Un paréntesis en nuestras vidas
Ante la incertidumbre y el caos, buscamos en nuestros armarios esa paz que ni reyes ni presidentes pueden ofrecernos
Según el comunicado de la Casa del Rey, la corona debe observar una conducta íntegra, honesta, transparente. Esa exigencia ha llevado a Felipe VI a renunciar a la herencia que le corresponda de su padre para que “la ejemplaridad presida nuestra vida pública”. Sin embargo, ocurre que su hermanas Elena y Cristina no parecen estar necesariamente sujetas a esa exigencia. Ellas sí que podrán heredar e incluso verían, al renunciar el monarca a su parte, incrementada su propia dote. Lo mismo podría ocurrir con el legado que recibiría doña Sofía, a la que justa y probablemente heredará en algún momento su hijo don Felipe. Ante esta situación la idea, poco demagógica, de donar o transferir esa herencia a la Seguridad Social sería no solo un alivio para los médicos y sanitarios que palian los estragos provocados por la epidemia, y a los que todos aplaudimos y agradecemos, sino que también ayudaría a salvar vidas de españoles que, como súbditos y contribuyentes, han mantenido durante tanto tiempo al Rey y a su familia. Ese dinero iría del paraíso al hospital.
En casa fui el único que aguantó los siete minutos del discurso del rey. Aunque contribuí a su histórica audiencia (¡consumimos tele como nunca!), había apostado en varios de mis chats a que el Jefe de Estado sí haría una mención al asunto de la herencia offshore recién reconocida de su padre, el rey emérito. Quizás para dejarme chafado en el mismo telediario pusieron imágenes de las ruidosas caceroladas en distintas ciudades de España. Las cacerolas hablan.
Como ahora en el confinamiento mi marido y yo hablamos más y hacemos seminarios de casi todo, confesé a Rubén que pensé en nuestro aislamiento, con todo su rollo zen de mirar hacia tu interior y desinfectarte de todo lo banal e inútil, durante el esperado discurso real.
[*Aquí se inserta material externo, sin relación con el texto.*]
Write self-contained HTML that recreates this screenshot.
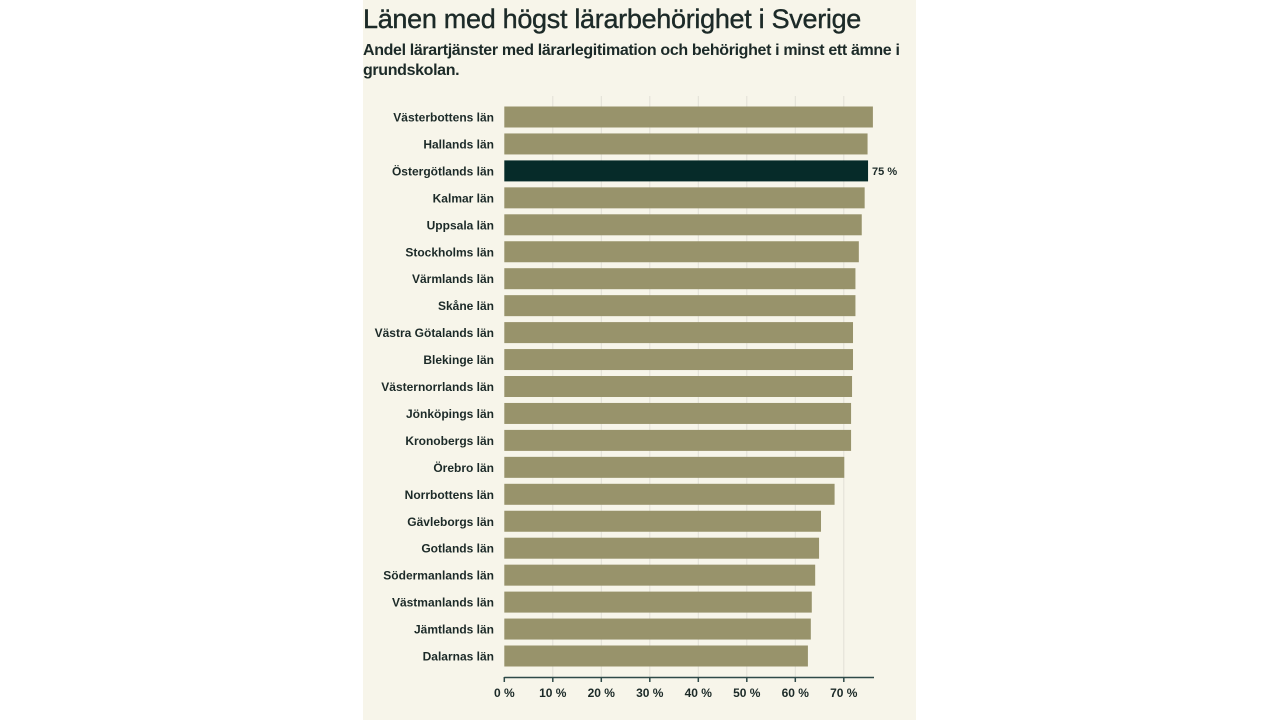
<!DOCTYPE html>
<html><head><meta charset="utf-8"><style>
body{margin:0;width:1280px;height:720px;background:#fff;overflow:hidden;font-family:"Liberation Sans",sans-serif}
#panel{position:absolute;left:363px;top:0;width:553px;height:720px;background:#f7f5ea}
h1{position:absolute;left:363px;top:4px;margin:0;font-size:27px;font-weight:normal;color:#1c2a28;letter-spacing:-0.3px;-webkit-text-stroke:0.4px #1c2a28}
h2{position:absolute;left:363px;top:41px;width:550px;margin:0;font-size:16px;font-weight:bold;color:#1c2a28;line-height:20px;letter-spacing:-0.35px}
svg{position:absolute;left:0;top:0}
</style></head><body>
<div id="panel"></div>
<h1>Länen med högst lärarbehörighet i Sverige</h1>
<h2>Andel lärartjänster med lärarlegitimation och behörighet i minst ett ämne i grundskolan.</h2>
<svg id="chart" width="1280" height="720"></svg>
<script>
const categories=["Västerbottens län","Hallands län","Östergötlands län","Kalmar län","Uppsala län","Stockholms län","Värmlands län","Skåne län","Västra Götalands län","Blekinge län","Västernorrlands län","Jönköpings län","Kronobergs län","Örebro län","Norrbottens län","Gävleborgs län","Gotlands län","Södermanlands län","Västmanlands län","Jämtlands län","Dalarnas län"];
const values=[76.0,74.9,75.0,74.3,73.7,73.1,72.4,72.4,71.9,71.9,71.7,71.5,71.5,70.1,68.1,65.3,64.9,64.1,63.4,63.2,62.6];
const highlight="Östergötlands län";
const ticks=[0,10,20,30,40,50,60,70];
const tickLabels=["0 %","10 %","20 %","30 %","40 %","50 %","60 %","70 %"];
const NS="http://www.w3.org/2000/svg";
const svg=document.getElementById('chart');
const x=v=>504.3+v*4.85;
const y=i=>117+i*26.95;
function mk(t,a,p){const e=document.createElementNS(NS,t);for(const k in a)e.setAttribute(k,a[k]);(p||svg).appendChild(e);return e;}
ticks.forEach((t,i)=>{
 if(t>0){const g=mk('line',{x1:x(t),x2:x(t),y1:96,y2:677,stroke:'#e2e0d6','stroke-width':1});
 
 }
 const tk=mk('line',{x1:x(t),x2:x(t),y1:677,y2:682,stroke:'#2f4a48','stroke-width':1.5});
 
 
 const tl=mk('text',{x:x(t),y:697,'text-anchor':'middle','font-size':12,'font-weight':'bold',fill:'#1c2a28'});
 tl.textContent=tickLabels[i];
 
 
});
categories.forEach((c,i)=>{
 const hi=c===highlight;
 const r=mk('rect',{x:x(0),y:y(i)-10.5,width:x(values[i])-x(0),height:21,fill:hi?'#062b29':'#98936b'});
 
 
 const l=mk('text',{x:494,y:y(i)+4.5,'text-anchor':'end','font-size':12,'font-weight':'bold',fill:'#1c2a28'});
 l.textContent=c;
 
 
 if(hi){const v=mk('text',{x:x(values[i])+4,y:y(i)+4,'font-size':11,'font-weight':'bold',fill:'#1c2a28'});
 v.textContent=Math.round(values[i])+" %";
 
 }
});
const ax=mk('line',{x1:x(0),x2:874,y1:677.5,y2:677.5,stroke:'#2f4a48','stroke-width':1.5});


</script>
</body></html>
Pero también confieso ahora que me detuve en lo de siempre: en cómo iba vestido. Me pareció que esta vez llevaba un aspecto más moderno, traje de un solo botón y quizás con el escote un pelín más pronunciado, que hace más interesante a la americana. La distingue y hace más esbelto al que la viste. Pero no menos llamativo es que tanto el Rey como el presidente Sánchez han apostado fuerte por el azul marino y azul tinta en sus trajes.
Es, quizás, una de las cosas más acertadas de todo lo que se decide últimamente. Necesitamos un color que nos uniforme y el azul oscuro, aunque parezca obvio, es una fantástica opción ya que es un color que calma al mismo tiempo que organiza. Y sin dar sensación de oficina resulta completamente civil y urbano. Tanto Sánchez como el Rey acompañan la oscuridad de sus trajes con corbatas sin estampados pero de tonos vibrantes. El presidente escogió para acudir al Congreso una color morado, un guiño a sus actuales socios políticos. Y el Rey eligió otra entre el malva y el fucsia seco, que escondía la opinión que no quiso compartir sobre la distópica herencia paterna. Pero, de nuevo, estaba allí esa idea tan acertada de combinar la sobriedad azulada con ese destello de luz, quizás de personalidad, de la corbata. Una idea que parece haber promocionado el príncipe Enrique. En su despedida de sus funciones reales la semana pasada, Enrique de nuevo usaba la corbata del mismo color del vestido que llevara Meghan. Pensé que se convertiría en una nueva moda heterosexual pos MeToo pero el coronavirus lo ha convertido en algo más: el renacer del azul marino como faro, el color sólido al cual aferrarse en aguas virulentas.
Todos sentimos algo virulento en el encierro pero, contagiado por Marie Kondo, he terminado por autoconvencerme de que de “este paréntesis en nuestras vidas”, como dijo el Rey, saldremos fortalecidos. Muchos de mis amigos se han impuesto propósitos, incluso metas (leer, escribir una nueva novela, organizar la casa), mientras yo he decidido dejar de afeitarme hasta que volvamos a la normalidad y unirme al grupo de MarieKondos de la vida, como los llama mi amigo Pedro. Marie Kondo es una señora japonesa que se hizo famosísima porque entraba en tu armario y lo organizaba casi como para que te quedaras a vivir dentro. Sin ser prusiana, pretendía demostrar que la felicidad está vinculada al orden. Y el orden es ahora nuestro refugio. Ante la incertidumbre y el caos, buscamos en nuestros armarios esa paz que ni reyes ni presidentes pueden ofrecernos.